As we head towards 2014, de-identification of personal data sets is going to be a hot issue. I saw several things at last week’s Constellation Connected Enterprise conference (CCE) that will make sure of this!
First, recall that in Australia a new definition of Personal Information (PI or “PII”) means that anonymous data that can potentially be re-identified in future may have to be classified as PII today. I recently discussed how security and risk practitioners can deal with the uncertainty in re-identifiability.
And there’s a barrage of new tracking, profiling and interior geo-location technologies (like Apple’s iBeacon) which typically come with a promise of anonymity. See for example Tesco’s announcement of face scanning for targeting adverts at their UK petrol stations.
The promise of anonymity is crucial, but it is increasingly hard to keep. Big Data techniques that join de-identified information to other data sets are able to ind correlations and reverse the anonymisation process. The science of re-identification started with the work of Dr Latanya Sweeny who famously identified a former governor and his medical records using zip codes and electoral roll data; more recently we’ve seen DNA “hackers” who can unmask anonymous DNA donors by joining genomic databases to public family tree information.

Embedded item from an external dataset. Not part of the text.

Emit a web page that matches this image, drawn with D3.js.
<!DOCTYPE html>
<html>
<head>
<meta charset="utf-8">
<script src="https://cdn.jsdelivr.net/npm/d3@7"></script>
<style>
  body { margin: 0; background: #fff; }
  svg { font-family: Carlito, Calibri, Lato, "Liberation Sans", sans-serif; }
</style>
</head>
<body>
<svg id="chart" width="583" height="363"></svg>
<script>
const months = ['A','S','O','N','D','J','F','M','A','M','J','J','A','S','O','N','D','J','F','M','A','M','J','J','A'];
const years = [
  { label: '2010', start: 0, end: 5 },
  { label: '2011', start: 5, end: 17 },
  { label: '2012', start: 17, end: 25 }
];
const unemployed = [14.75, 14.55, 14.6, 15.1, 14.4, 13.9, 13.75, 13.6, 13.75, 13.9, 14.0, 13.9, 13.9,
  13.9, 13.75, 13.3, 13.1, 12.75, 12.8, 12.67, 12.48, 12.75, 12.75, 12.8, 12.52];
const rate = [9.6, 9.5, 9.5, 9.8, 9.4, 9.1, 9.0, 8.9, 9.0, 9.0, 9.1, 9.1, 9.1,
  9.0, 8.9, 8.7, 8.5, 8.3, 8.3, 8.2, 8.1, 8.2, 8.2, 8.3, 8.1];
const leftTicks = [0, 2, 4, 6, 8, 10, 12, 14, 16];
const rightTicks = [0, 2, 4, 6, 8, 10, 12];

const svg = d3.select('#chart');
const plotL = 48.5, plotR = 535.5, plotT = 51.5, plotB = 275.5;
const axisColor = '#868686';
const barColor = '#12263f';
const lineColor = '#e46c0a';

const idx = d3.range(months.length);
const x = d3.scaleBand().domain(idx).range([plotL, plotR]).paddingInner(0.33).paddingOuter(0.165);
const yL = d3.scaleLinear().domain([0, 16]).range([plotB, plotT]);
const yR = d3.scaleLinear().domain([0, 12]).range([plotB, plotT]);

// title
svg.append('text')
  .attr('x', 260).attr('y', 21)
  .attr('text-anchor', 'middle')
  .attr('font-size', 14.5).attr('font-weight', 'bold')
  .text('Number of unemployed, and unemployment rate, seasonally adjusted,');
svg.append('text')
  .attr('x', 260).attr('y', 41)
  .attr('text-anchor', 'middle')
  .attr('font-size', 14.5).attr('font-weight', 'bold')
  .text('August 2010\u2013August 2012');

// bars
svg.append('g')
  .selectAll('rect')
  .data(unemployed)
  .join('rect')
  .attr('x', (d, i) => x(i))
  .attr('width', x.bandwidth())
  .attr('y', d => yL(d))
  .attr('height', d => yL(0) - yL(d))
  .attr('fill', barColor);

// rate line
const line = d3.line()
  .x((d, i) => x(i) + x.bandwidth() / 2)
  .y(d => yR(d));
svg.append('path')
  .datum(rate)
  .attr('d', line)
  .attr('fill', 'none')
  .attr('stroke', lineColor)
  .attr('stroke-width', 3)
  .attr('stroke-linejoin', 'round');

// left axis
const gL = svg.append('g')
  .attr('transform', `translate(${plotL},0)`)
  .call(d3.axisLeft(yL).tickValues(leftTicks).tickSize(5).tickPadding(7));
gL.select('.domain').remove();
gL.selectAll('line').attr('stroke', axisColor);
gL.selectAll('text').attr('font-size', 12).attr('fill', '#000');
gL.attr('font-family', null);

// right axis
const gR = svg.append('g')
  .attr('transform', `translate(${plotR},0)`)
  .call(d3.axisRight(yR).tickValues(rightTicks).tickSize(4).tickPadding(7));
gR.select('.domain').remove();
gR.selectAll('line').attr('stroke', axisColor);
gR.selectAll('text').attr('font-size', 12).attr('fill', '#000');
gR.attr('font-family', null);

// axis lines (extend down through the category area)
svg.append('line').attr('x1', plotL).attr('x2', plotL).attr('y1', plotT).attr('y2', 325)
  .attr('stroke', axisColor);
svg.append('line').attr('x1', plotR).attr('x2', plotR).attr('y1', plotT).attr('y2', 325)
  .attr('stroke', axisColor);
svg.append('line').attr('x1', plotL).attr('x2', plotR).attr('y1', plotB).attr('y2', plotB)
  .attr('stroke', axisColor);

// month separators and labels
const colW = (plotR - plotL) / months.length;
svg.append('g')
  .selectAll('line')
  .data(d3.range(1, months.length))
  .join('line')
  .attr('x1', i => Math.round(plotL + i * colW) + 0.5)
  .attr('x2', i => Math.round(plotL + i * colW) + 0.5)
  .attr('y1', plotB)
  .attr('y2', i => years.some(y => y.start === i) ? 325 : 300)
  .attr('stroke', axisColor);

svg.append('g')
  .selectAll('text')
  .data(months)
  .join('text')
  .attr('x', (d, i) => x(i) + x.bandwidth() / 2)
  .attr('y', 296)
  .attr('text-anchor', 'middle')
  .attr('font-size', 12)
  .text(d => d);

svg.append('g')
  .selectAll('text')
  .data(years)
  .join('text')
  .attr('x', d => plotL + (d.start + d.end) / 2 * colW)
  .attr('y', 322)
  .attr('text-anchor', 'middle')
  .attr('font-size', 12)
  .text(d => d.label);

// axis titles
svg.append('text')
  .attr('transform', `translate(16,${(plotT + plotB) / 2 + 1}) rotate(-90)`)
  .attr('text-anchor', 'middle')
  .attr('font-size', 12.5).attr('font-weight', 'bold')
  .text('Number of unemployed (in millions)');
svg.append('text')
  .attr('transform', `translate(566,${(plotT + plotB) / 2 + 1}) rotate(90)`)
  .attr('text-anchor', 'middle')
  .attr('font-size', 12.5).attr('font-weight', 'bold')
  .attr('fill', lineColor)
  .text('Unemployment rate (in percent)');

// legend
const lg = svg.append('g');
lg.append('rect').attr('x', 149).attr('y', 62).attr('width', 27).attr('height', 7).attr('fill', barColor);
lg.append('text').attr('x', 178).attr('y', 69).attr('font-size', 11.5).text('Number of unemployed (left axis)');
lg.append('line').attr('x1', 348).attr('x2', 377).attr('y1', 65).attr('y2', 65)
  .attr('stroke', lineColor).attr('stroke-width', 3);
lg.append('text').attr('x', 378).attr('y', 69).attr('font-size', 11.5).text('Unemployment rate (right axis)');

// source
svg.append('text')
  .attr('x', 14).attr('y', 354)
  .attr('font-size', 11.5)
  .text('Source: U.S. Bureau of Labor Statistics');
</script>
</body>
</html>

At CCE we saw many exciting Big Data developments, which I’ll explore in more detail in coming weeks. Business Intelligence as-a-service is expanding rapidly, and is being flipped my innovative vendors to align (whether consciously or not) with customer centric Vendor Relationship Management models of doing business. And there are amazing new tools for enriching unstructured data, like newly launched Paxata’s Adaptive Data Preparation Platform. More to come.
With the ability to re-identify data comes Big Responsibilities. I believe that to help businesses meet their privacy promises, we’re going to need new tools to measure de-identification and hence gauge the risk of re-identification. It seems that some new generation data analytics products will allow us to run what-if scenarios to help understand the risks.

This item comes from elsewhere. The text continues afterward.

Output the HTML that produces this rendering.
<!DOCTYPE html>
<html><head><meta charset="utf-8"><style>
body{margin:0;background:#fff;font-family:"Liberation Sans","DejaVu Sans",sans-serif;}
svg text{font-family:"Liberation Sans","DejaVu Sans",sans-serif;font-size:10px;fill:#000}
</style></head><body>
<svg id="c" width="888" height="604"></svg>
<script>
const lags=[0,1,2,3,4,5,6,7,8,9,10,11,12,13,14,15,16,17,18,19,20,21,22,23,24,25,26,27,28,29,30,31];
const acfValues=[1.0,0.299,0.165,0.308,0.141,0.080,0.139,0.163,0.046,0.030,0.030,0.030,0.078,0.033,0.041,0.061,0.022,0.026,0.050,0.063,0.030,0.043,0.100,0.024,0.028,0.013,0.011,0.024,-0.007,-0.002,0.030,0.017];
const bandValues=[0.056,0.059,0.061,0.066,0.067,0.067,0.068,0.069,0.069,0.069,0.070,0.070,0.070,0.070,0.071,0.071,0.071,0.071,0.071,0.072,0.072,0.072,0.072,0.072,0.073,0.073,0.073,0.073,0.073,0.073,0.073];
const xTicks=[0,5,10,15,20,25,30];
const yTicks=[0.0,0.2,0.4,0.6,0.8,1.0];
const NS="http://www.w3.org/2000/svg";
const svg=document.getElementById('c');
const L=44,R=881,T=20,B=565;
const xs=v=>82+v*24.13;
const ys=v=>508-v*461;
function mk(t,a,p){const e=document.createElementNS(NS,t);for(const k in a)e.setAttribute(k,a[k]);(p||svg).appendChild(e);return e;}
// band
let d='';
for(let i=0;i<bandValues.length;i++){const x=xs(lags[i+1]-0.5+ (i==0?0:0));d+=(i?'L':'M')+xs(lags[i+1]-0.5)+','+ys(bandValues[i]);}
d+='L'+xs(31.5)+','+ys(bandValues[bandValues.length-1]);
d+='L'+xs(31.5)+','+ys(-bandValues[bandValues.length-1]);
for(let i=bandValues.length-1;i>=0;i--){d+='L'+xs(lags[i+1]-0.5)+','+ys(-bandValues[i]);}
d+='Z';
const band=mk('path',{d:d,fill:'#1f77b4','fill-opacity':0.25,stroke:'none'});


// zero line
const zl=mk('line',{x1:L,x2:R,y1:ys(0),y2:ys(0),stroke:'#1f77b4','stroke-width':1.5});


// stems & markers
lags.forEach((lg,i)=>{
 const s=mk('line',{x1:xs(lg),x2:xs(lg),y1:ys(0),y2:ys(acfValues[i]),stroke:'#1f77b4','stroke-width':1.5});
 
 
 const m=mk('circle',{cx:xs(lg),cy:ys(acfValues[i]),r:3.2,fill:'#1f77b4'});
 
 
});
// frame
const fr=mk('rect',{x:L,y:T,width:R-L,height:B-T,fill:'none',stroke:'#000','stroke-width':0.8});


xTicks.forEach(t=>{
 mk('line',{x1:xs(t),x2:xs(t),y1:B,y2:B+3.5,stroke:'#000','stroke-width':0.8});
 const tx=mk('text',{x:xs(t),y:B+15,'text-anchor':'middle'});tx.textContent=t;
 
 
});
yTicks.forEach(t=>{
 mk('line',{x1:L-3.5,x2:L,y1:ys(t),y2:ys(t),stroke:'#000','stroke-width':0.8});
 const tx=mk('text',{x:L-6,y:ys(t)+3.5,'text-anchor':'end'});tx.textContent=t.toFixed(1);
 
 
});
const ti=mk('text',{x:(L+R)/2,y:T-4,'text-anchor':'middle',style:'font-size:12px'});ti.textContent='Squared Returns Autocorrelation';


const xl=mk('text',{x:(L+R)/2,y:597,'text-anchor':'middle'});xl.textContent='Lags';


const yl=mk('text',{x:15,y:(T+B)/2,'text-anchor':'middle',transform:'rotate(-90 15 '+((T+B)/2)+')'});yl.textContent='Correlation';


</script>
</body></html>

Just before CCE I also came across some excellent awareness raising materials from Voltage Security in Cupertino. Voltage CTO Terence Spies shared with me his “Deidentification Taxonomy” reproduced here with his kind permission. Voltage are leaders in Format Preserving Encryption and Tokenization — typically used to hide credit card numbers from thieves in payment systems — and they’re showing how the tools may be used more broadly for de-identifying databases. I like the way Terence has characterised the reversibility (or not) of de-identification approaches, and further broken out various tokenization technologies.
Reference: Voltage Security. Reproduced with permission.
These are the foundations of the important new science of de-identification. Privacy engineers need to work hard at re-identification, so that consumers do not lose faith in the important promises made that so much data collected from their daily movements through cyber space are indeed anonymous.